Topic: Co-continuity, finitariness, directed/filtered limits

Jeremy Gibbons (Mar 13 2025 at 10:02):

Smyth and Plotkin (1979,1982) and Wand (1979) explored the existence of the initial algebra of a functor F. It basically boils down to requiring "co-continuity" of F: preservation of colimits of right chains.

Taylor (1999), Capretta et al (2005), Adamek et al (2007) discussed recursive coalgebras for a functor F: F-coalgebras c such that for any F-algebra a, the equation h = a . Fh . c has a unique solution in h. There's an important result identifying three separate sufficient conditions for c to be a recursive coalgebra (informally, variant functions, finite unfoldings, coalgebra homomorphism to the inverse of the initial algebra), stating that these coincide when F is a "finitary" functor, ie F preserves directed colimits, sometimes stated as "preserving filtered colimits".

Are these two things - preservation of colimits of right chains, and preservation of directed/filtered colimits - the same? If so, is there a good reason to give them different names, or is that just some historical accident? If not, why not? Counterexamples in SET-like categories are most helpful for me (since I'm using these notions in the context of types and programs).

I've always felt comfortable with the relevance of co-continuity; but now I come to reflect on it, I don't think I have a good grasp of why a functor (in particular, an endofunctor on SET) might fail to be co-continuous. Knowing that co-continuity is the same as finitariness might help. Is the Stream endofunctor on SET (taking A to infinite sequences of As) non-finitary, and non-co-continuous? What is the difference between F(colim<X_i>) and colim<F(X_i)>, in particular when F=Stream and X_i=F^i(0)?

Ivan Di Liberti (Mar 13 2025 at 13:27):

See Locally Presentable and Accessible categories Thm 1.5, its immediate corollary, Subsection 1.6 and finally Corollary 1.7.

Jeremy Gibbons (Mar 13 2025 at 14:28):

Aha - perfect!

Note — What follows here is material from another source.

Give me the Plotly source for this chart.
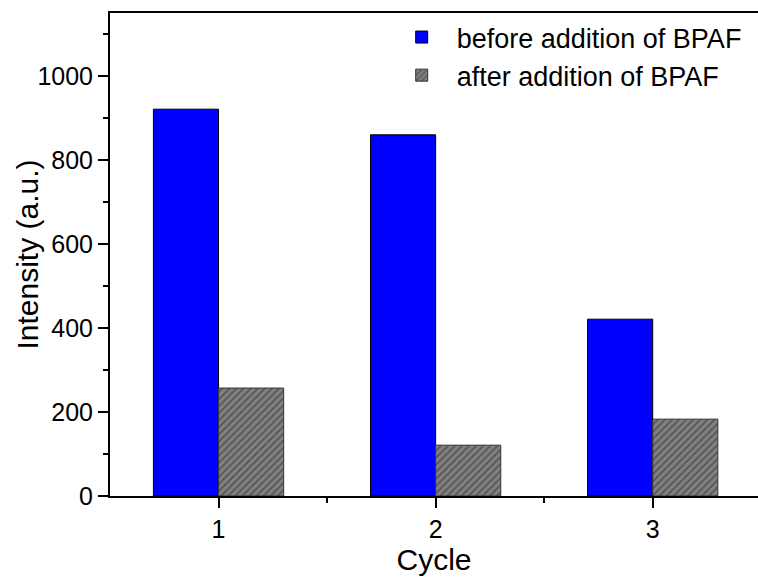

Thank you.

Josselin Poiret (Mar 13 2025 at 15:03):

the stream functor is basically $\mathrm{Hom}(ℕ,-)$, and notice that maps $ℕ → ℕ$ don't necessarily factor through one of the $ℕ_{≤i}$, which is what co-continuity would entail.

Vincent Moreau (Mar 13 2025 at 15:28):

Another example of non-cocontinuous functor is given by the ultrafilter monad $\beta$ on Set, whose algebras are compact Hausdorff spaces. It is the identity on finite sets. The map colim<F(X_i)> → F(colim<X_i>) for X_i the collection of finite subsets of some set X can be understood as the unit of this monad, which sends an element on its principal ultrafilter.

Jeremy Gibbons (Mar 13 2025 at 18:43):

Thanks, both. The Stream example is helpful to me, but I'm afraid I'm no topologist...